Le dernier cheval de bataille de Cécile est d’essayer de changer un tant soit peu la vision qu’ont les Russes de la France. Aux dires de Cécile, ces derniers éprouvent une passion sentimentale incurable, où s’entremêlent rêves nostalgiques de dames élégantes et distinguées aux effluves d’une Belle Epoque qui n’est plus. Apprendre le français est davantage une preuve de bon goût et de parfaite éducation qu’une possibilité de donner de nouvelles perspectives à sa carrière. Difficile dès lors, pour la combative directrice des cours du CCF, de concurrencer les Language Certificate des écoles anglaises... Les cours alliant grammaire et initiation à la culture française ont bien plus de succès que ceux ciblant les businessmen russes.

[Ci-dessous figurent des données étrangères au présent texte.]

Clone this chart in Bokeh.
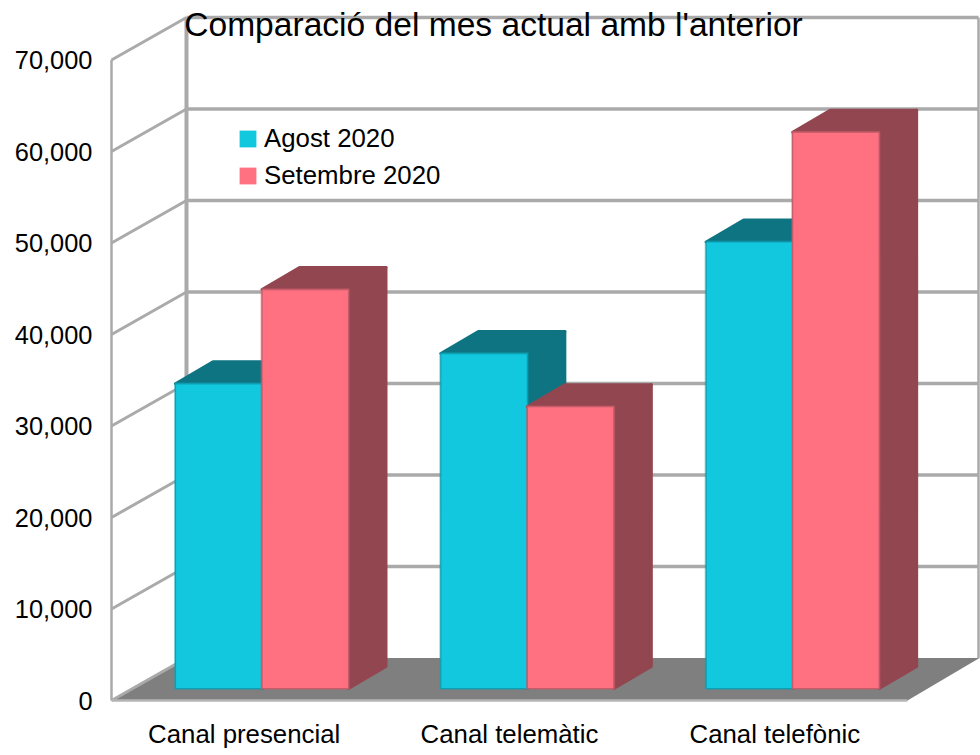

Quand on lui demande son avis sur la communauté française à Moscou, Cécile répond avec une grimace gênée qu’elle ne la fréquente pas beaucoup. « Ce n’est pas que je n’aime pas les Français. Mais je préfère la compagnie des Russes. » Néanmoins, son travail au Centre Culturel Français l’a convaincue qu’il existe deux grands types de Français expatriés : ceux qui sont venus en Russie, un peu au hasard, à cause des aléas d’une carrière ou d’un mariage, et ceux qui sont ici parce qu’ils l’ont ardemment désiré. « Il n’y a pas de demi-mesure en Russie : soit on aime ce pays, soit on le déteste. » assure-t-elle. Et c’est souvent ce qui divise la communauté française, à ses yeux. Cécile prône l’intégration, voire l’immersion : pas question de venir en Russie pour ne traîner qu’avec des ressortissants tricolores, on apprend tant à côtoyer des Russes au quotidien ! Mais elle avoue que le choc culturel est grand et peut être difficile à surmonter. « Ce qui étonne au premier regard, c’est la rudesse des Russes. Les portes du métro lâchées sans ménagement, les bousculades incessantes… C’est assez difficile pour nous autres européens. », confirme-t-elle. Sans oublier cette dualité déconcertante de l’âme russe, qui déroute les plus cartésiens des Français et qui fait le bonheur de Cécile.

Mais, ce qui plaît le plus à cette dernière, est l’endurance des Russes. Elle se rappelle en riant une de ses excursions sur le mont Sinaï, il y a quelques années. « Le groupe de randonneurs regroupait plusieurs nationalités. Les Français râlaient en marchant. Les Américains étaient suréquipés et gambadaient en silence. Les Espagnols s’arrêtaient tous les dix mètres pour chanter des cantiques religieux. Les Russes, quant à eux, avaient des chaussures trouées et la cigarette au bec. Ils n’ont fait aucun détour. Ils sont arrivés les premiers. » Et elle ajoute en clignant de l’œil : « J’étais parmi eux !».